Data rows
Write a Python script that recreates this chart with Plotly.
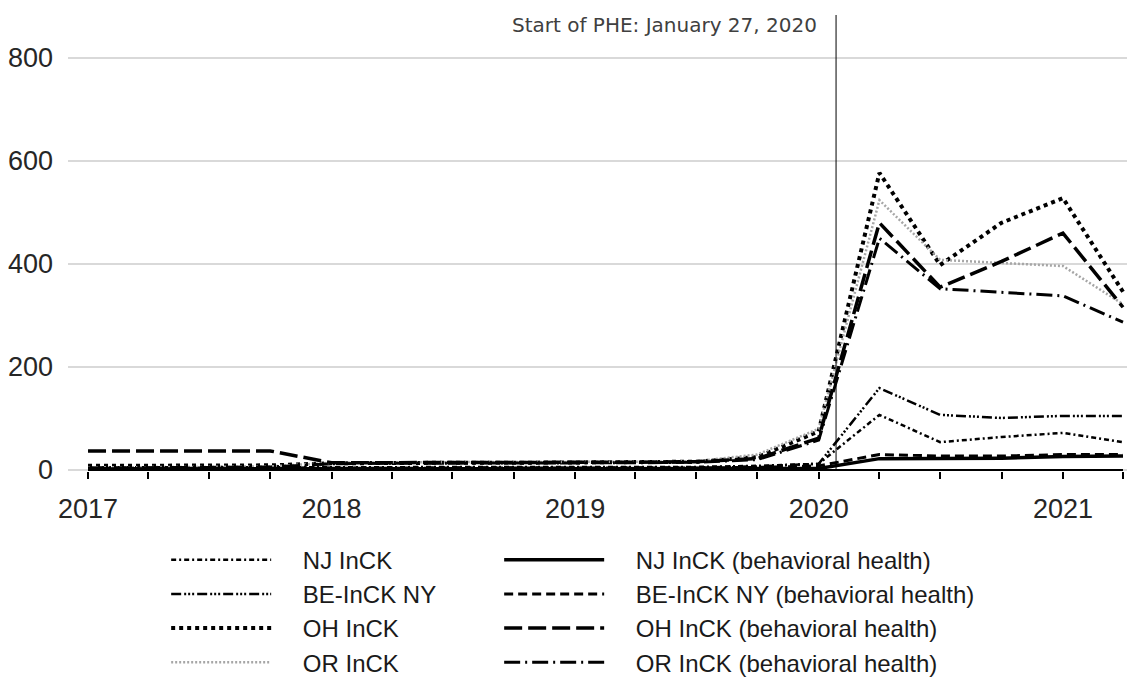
import plotly.graph_objects as go

quarters = ["2017-01-01", "2017-04-01", "2017-07-01", "2017-10-01",
            "2018-01-01", "2018-04-01", "2018-07-01", "2018-10-01",
            "2019-01-01", "2019-04-01", "2019-07-01", "2019-10-01",
            "2020-01-01", "2020-04-01", "2020-07-01", "2020-10-01",
            "2021-01-01", "2021-04-01"]

nj_inck     = [5, 5, 5, 5, 5, 5, 5, 5, 5, 5, 6, 8, 12, 107, 54, 64, 72, 54]
nj_bh       = [2, 2, 2, 2, 2, 2, 2, 2, 2, 2, 2, 2, 3, 22, 22, 23, 26, 27]
be_ny       = [4, 4, 4, 4, 4, 4, 4, 4, 4, 5, 5, 7, 12, 159, 107, 101, 105, 105]
be_ny_bh    = [3, 3, 3, 3, 3, 3, 3, 3, 3, 3, 4, 5, 8, 30, 27, 27, 30, 30]
oh_inck     = [8, 8, 8, 9, 13, 14, 14, 14, 15, 15, 16, 25, 75, 577, 398, 480, 528, 346]
oh_bh       = [37, 37, 37, 37, 14, 14, 14, 15, 15, 15, 16, 22, 62, 480, 355, 405, 460, 316]
or_inck     = [5, 5, 6, 7, 14, 15, 15, 16, 16, 16, 17, 30, 80, 524, 408, 402, 396, 322]
or_bh       = [4, 4, 5, 6, 12, 13, 13, 13, 14, 14, 15, 20, 58, 450, 352, 345, 338, 287]

phe_date = "2020-01-27"
phe_label = "Start of PHE: January 27, 2020"

# (name, values, colour, width, dash, legend column)
series = [
    ("NJ InCK", nj_inck, "#000000", 2.5, "5px,3px,2px,3px", "legend"),
    ("BE-InCK NY", be_ny, "#000000", 2.5, "10px,3px,2px,2px,2px,2px,2px,3px", "legend"),
    ("OH InCK", oh_inck, "#000000", 4, "4px,4px", "legend"),
    ("OR InCK", or_inck, "#a6a6a6", 2.5, "2px,2px", "legend"),
    ("NJ InCK (behavioral health)", nj_bh, "#000000", 3.5, "solid", "legend2"),
    ("BE-InCK NY (behavioral health)", be_ny_bh, "#000000", 3, "9px,5px", "legend2"),
    ("OH InCK (behavioral health)", oh_bh, "#000000", 3.5, "18px,6px", "legend2"),
    ("OR InCK (behavioral health)", or_bh, "#000000", 3, "16px,5px,2px,5px", "legend2"),
]

pad = "\u00a0" * 4

fig = go.Figure()
for name, vals, color, width, dash, leg in series:
    fig.add_trace(go.Scatter(
        x=quarters, y=vals, name=pad + name, mode="lines",
        line=dict(color=color, width=width, dash=dash), legend=leg,
    ))

# x-axis baseline spanning the data period
fig.add_shape(type="line", xref="x", yref="y",
              x0=quarters[0], x1=quarters[-1], y0=0, y1=0,
              line=dict(color="#000000", width=2))
# PHE start vertical line
fig.add_shape(type="line", xref="x", yref="paper",
              x0=phe_date, x1=phe_date, y0=0, y1=1,
              line=dict(color="#000000", width=1))
fig.add_annotation(x=phe_date, xref="x", y=1, yref="paper",
                   text=phe_label, showarrow=False,
                   xanchor="right", yanchor="top", xshift=-17, yshift=4,
                   font=dict(family="DejaVu Sans", size=20, color="#404040"))

tick_font = dict(family="Liberation Sans, Arial", size=27, color="#262626")
legend_font = dict(family="Liberation Sans, Arial", size=24, color="#1a1a1a")

fig.update_layout(
    width=1135, height=677,
    margin=dict(l=60, r=8, t=7, b=214, autoexpand=False),
    plot_bgcolor="white", paper_bgcolor="white",
    showlegend=True,
    legend=dict(
        orientation="v", x=0.092, y=-0.146, xanchor="left", yanchor="top",
        itemwidth=100, font=legend_font, traceorder="normal",
        bgcolor="rgba(0,0,0,0)",
    ),
    legend2=dict(
        orientation="v", x=0.092 + 333 / 1067, y=-0.146, xanchor="left", yanchor="top",
        itemwidth=100, font=legend_font, traceorder="normal",
        bgcolor="rgba(0,0,0,0)",
    ),
    xaxis=dict(
        type="date", automargin=False,
        range=["2016-12-02", "2021-04-19"],
        showgrid=False, zeroline=False, showline=False,
        dtick="M12", tick0="2017-01-01", tickformat="%Y",
        ticks="outside", ticklen=7, tickwidth=2, tickcolor="#000000",
        minor=dict(dtick="M3", ticks="outside", ticklen=7, tickwidth=2,
                   tickcolor="#000000", showgrid=False),
        tickfont=tick_font, ticklabelstandoff=7,
    ),
    yaxis=dict(
        automargin=False,
        range=[-2, 883.5],
        tickvals=[0, 200, 400, 600, 800],
        showgrid=True, gridcolor="#d9d9d9", gridwidth=2,
        zeroline=False, showline=False, ticks="",
        tickfont=tick_font, ticklabelstandoff=14,
    ),
)

fig.write_html("out.html")
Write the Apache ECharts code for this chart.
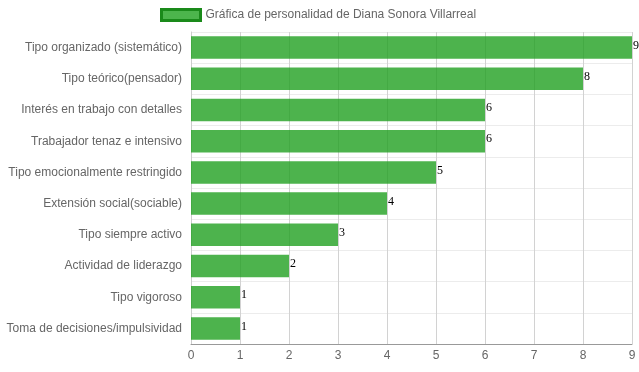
<!DOCTYPE html>
<html><head><meta charset="utf-8">
<script src="https://cdn.jsdelivr.net/npm/echarts@6/dist/echarts.min.js"></script>
<style>html,body{margin:0;padding:0;background:#fff}#c{width:639px;height:372px}</style>
</head><body><div id="c"></div>
<script>
const categories = ["Tipo organizado (sistemático)","Tipo teórico(pensador)","Interés en trabajo con detalles","Trabajador tenaz e intensivo","Tipo emocionalmente restringido","Extensión social(sociable)","Tipo siempre activo","Actividad de liderazgo","Tipo vigoroso","Toma de decisiones/impulsividad"];
const values = [9,8,6,6,5,4,3,2,1,1];
const seriesName = "Gráfica de personalidad de Diana Sonora Villarreal";
const xTicks = {min:0, max:9, interval:1};

const chart = echarts.init(document.getElementById('c'), null, {renderer:'canvas'});
chart.setOption({
  animation:false,
  legend:{
    top:3, left:155, itemWidth:39, itemHeight:11, itemGap:8, icon:'rect',
    textStyle:{color:'#666', fontSize:12, fontFamily:'Liberation Sans, Arial, sans-serif'},
    data:[{name:seriesName, itemStyle:{color:'#4CB54C', borderColor:'#1a8a1a', borderWidth:3}}]
  },
  grid:{left:191, right:7, top:32, bottom:28, containLabel:false},
  xAxis:{
    type:'value', min:xTicks.min, max:xTicks.max, interval:xTicks.interval,
    axisLine:{show:true, lineStyle:{color:'#999'}},
    axisTick:{show:false},
    axisLabel:{color:'#666', fontSize:12, fontFamily:'Liberation Sans, Arial, sans-serif', margin:6},
    splitLine:{show:true, lineStyle:{color:'#d2d2d2', width:1}}
  },
  yAxis:{
    type:'category', data:categories, inverse:true,
    axisLine:{show:true, lineStyle:{color:'#ccc'}},
    axisTick:{show:false},
    axisLabel:{color:'#666', fontSize:12, fontFamily:'Liberation Sans, Arial, sans-serif', margin:9},
    splitLine:{show:true, lineStyle:{color:'#ececec', width:1}}
  },
  series:[{
    name:seriesName, type:'bar', data:values,
    barCategoryGap:'28%',
    itemStyle:{color:'rgba(33,160,33,0.8)'},
    label:{show:true, position:'right', distance:1, offset:[0,-2], color:'#000', fontSize:12, fontFamily:'Liberation Serif, Times New Roman, serif'}
  }]
});
</script></body></html>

What is expected
Quote every record above exactly, omitting any pictures they contain.

Completed exercise
Write a Python script that recreates this chart with Plotly.
import plotly.graph_objects as go

quarters = ["2017-01-01", "2017-04-01", "2017-07-01", "2017-10-01",
            "2018-01-01", "2018-04-01", "2018-07-01", "2018-10-01",
            "2019-01-01", "2019-04-01", "2019-07-01", "2019-10-01",
            "2020-01-01", "2020-04-01", "2020-07-01", "2020-10-01",
            "2021-01-01", "2021-04-01"]

nj_inck     = [5, 5, 5, 5, 5, 5, 5, 5, 5, 5, 6, 8, 12, 107, 54, 64, 72, 54]
nj_bh       = [2, 2, 2, 2, 2, 2, 2, 2, 2, 2, 2, 2, 3, 22, 22, 23, 26, 27]
be_ny       = [4, 4, 4, 4, 4, 4, 4, 4, 4, 5, 5, 7, 12, 159, 107, 101, 105, 105]
be_ny_bh    = [3, 3, 3, 3, 3, 3, 3, 3, 3, 3, 4, 5, 8, 30, 27, 27, 30, 30]
oh_inck     = [8, 8, 8, 9, 13, 14, 14, 14, 15, 15, 16, 25, 75, 577, 398, 480, 528, 346]
oh_bh       = [37, 37, 37, 37, 14, 14, 14, 15, 15, 15, 16, 22, 62, 480, 355, 405, 460, 316]
or_inck     = [5, 5, 6, 7, 14, 15, 15, 16, 16, 16, 17, 30, 80, 524, 408, 402, 396, 322]
or_bh       = [4, 4, 5, 6, 12, 13, 13, 13, 14, 14, 15, 20, 58, 450, 352, 345, 338, 287]

phe_date = "2020-01-27"
phe_label = "Start of PHE: January 27, 2020"

# (name, values, colour, width, dash, legend column)
series = [
    ("NJ InCK", nj_inck, "#000000", 2.5, "5px,3px,2px,3px", "legend"),
    ("BE-InCK NY", be_ny, "#000000", 2.5, "10px,3px,2px,2px,2px,2px,2px,3px", "legend"),
    ("OH InCK", oh_inck, "#000000", 4, "4px,4px", "legend"),
    ("OR InCK", or_inck, "#a6a6a6", 2.5, "2px,2px", "legend"),
    ("NJ InCK (behavioral health)", nj_bh, "#000000", 3.5, "solid", "legend2"),
    ("BE-InCK NY (behavioral health)", be_ny_bh, "#000000", 3, "9px,5px", "legend2"),
    ("OH InCK (behavioral health)", oh_bh, "#000000", 3.5, "18px,6px", "legend2"),
    ("OR InCK (behavioral health)", or_bh, "#000000", 3, "16px,5px,2px,5px", "legend2"),
]

pad = "\u00a0" * 4

fig = go.Figure()
for name, vals, color, width, dash, leg in series:
    fig.add_trace(go.Scatter(
        x=quarters, y=vals, name=pad + name, mode="lines",
        line=dict(color=color, width=width, dash=dash), legend=leg,
    ))

# x-axis baseline spanning the data period
fig.add_shape(type="line", xref="x", yref="y",
              x0=quarters[0], x1=quarters[-1], y0=0, y1=0,
              line=dict(color="#000000", width=2))
# PHE start vertical line
fig.add_shape(type="line", xref="x", yref="paper",
              x0=phe_date, x1=phe_date, y0=0, y1=1,
              line=dict(color="#000000", width=1))
fig.add_annotation(x=phe_date, xref="x", y=1, yref="paper",
                   text=phe_label, showarrow=False,
                   xanchor="right", yanchor="top", xshift=-17, yshift=4,
                   font=dict(family="DejaVu Sans", size=20, color="#404040"))

tick_font = dict(family="Liberation Sans, Arial", size=27, color="#262626")
legend_font = dict(family="Liberation Sans, Arial", size=24, color="#1a1a1a")

fig.update_layout(
    width=1135, height=677,
    margin=dict(l=60, r=8, t=7, b=214, autoexpand=False),
    plot_bgcolor="white", paper_bgcolor="white",
    showlegend=True,
    legend=dict(
        orientation="v", x=0.092, y=-0.146, xanchor="left", yanchor="top",
        itemwidth=100, font=legend_font, traceorder="normal",
        bgcolor="rgba(0,0,0,0)",
    ),
    legend2=dict(
        orientation="v", x=0.092 + 333 / 1067, y=-0.146, xanchor="left", yanchor="top",
        itemwidth=100, font=legend_font, traceorder="normal",
        bgcolor="rgba(0,0,0,0)",
    ),
    xaxis=dict(
        type="date", automargin=False,
        range=["2016-12-02", "2021-04-19"],
        showgrid=False, zeroline=False, showline=False,
        dtick="M12", tick0="2017-01-01", tickformat="%Y",
        ticks="outside", ticklen=7, tickwidth=2, tickcolor="#000000",
        minor=dict(dtick="M3", ticks="outside", ticklen=7, tickwidth=2,
                   tickcolor="#000000", showgrid=False),
        tickfont=tick_font, ticklabelstandoff=7,
    ),
    yaxis=dict(
        automargin=False,
        range=[-2, 883.5],
        tickvals=[0, 200, 400, 600, 800],
        showgrid=True, gridcolor="#d9d9d9", gridwidth=2,
        zeroline=False, showline=False, ticks="",
        tickfont=tick_font, ticklabelstandoff=14,
    ),
)

fig.write_html("out.html")
Write the Apache ECharts code for this chart.
<!DOCTYPE html>
<html><head><meta charset="utf-8">
<script src="https://cdn.jsdelivr.net/npm/echarts@6/dist/echarts.min.js"></script>
<style>html,body{margin:0;padding:0;background:#fff}#c{width:639px;height:372px}</style>
</head><body><div id="c"></div>
<script>
const categories = ["Tipo organizado (sistemático)","Tipo teórico(pensador)","Interés en trabajo con detalles","Trabajador tenaz e intensivo","Tipo emocionalmente restringido","Extensión social(sociable)","Tipo siempre activo","Actividad de liderazgo","Tipo vigoroso","Toma de decisiones/impulsividad"];
const values = [9,8,6,6,5,4,3,2,1,1];
const seriesName = "Gráfica de personalidad de Diana Sonora Villarreal";
const xTicks = {min:0, max:9, interval:1};

const chart = echarts.init(document.getElementById('c'), null, {renderer:'canvas'});
chart.setOption({
  animation:false,
  legend:{
    top:3, left:155, itemWidth:39, itemHeight:11, itemGap:8, icon:'rect',
    textStyle:{color:'#666', fontSize:12, fontFamily:'Liberation Sans, Arial, sans-serif'},
    data:[{name:seriesName, itemStyle:{color:'#4CB54C', borderColor:'#1a8a1a', borderWidth:3}}]
  },
  grid:{left:191, right:7, top:32, bottom:28, containLabel:false},
  xAxis:{
    type:'value', min:xTicks.min, max:xTicks.max, interval:xTicks.interval,
    axisLine:{show:true, lineStyle:{color:'#999'}},
    axisTick:{show:false},
    axisLabel:{color:'#666', fontSize:12, fontFamily:'Liberation Sans, Arial, sans-serif', margin:6},
    splitLine:{show:true, lineStyle:{color:'#d2d2d2', width:1}}
  },
  yAxis:{
    type:'category', data:categories, inverse:true,
    axisLine:{show:true, lineStyle:{color:'#ccc'}},
    axisTick:{show:false},
    axisLabel:{color:'#666', fontSize:12, fontFamily:'Liberation Sans, Arial, sans-serif', margin:9},
    splitLine:{show:true, lineStyle:{color:'#ececec', width:1}}
  },
  series:[{
    name:seriesName, type:'bar', data:values,
    barCategoryGap:'28%',
    itemStyle:{color:'rgba(33,160,33,0.8)'},
    label:{show:true, position:'right', distance:1, offset:[0,-2], color:'#000', fontSize:12, fontFamily:'Liberation Serif, Times New Roman, serif'}
  }]
});
</script></body></html>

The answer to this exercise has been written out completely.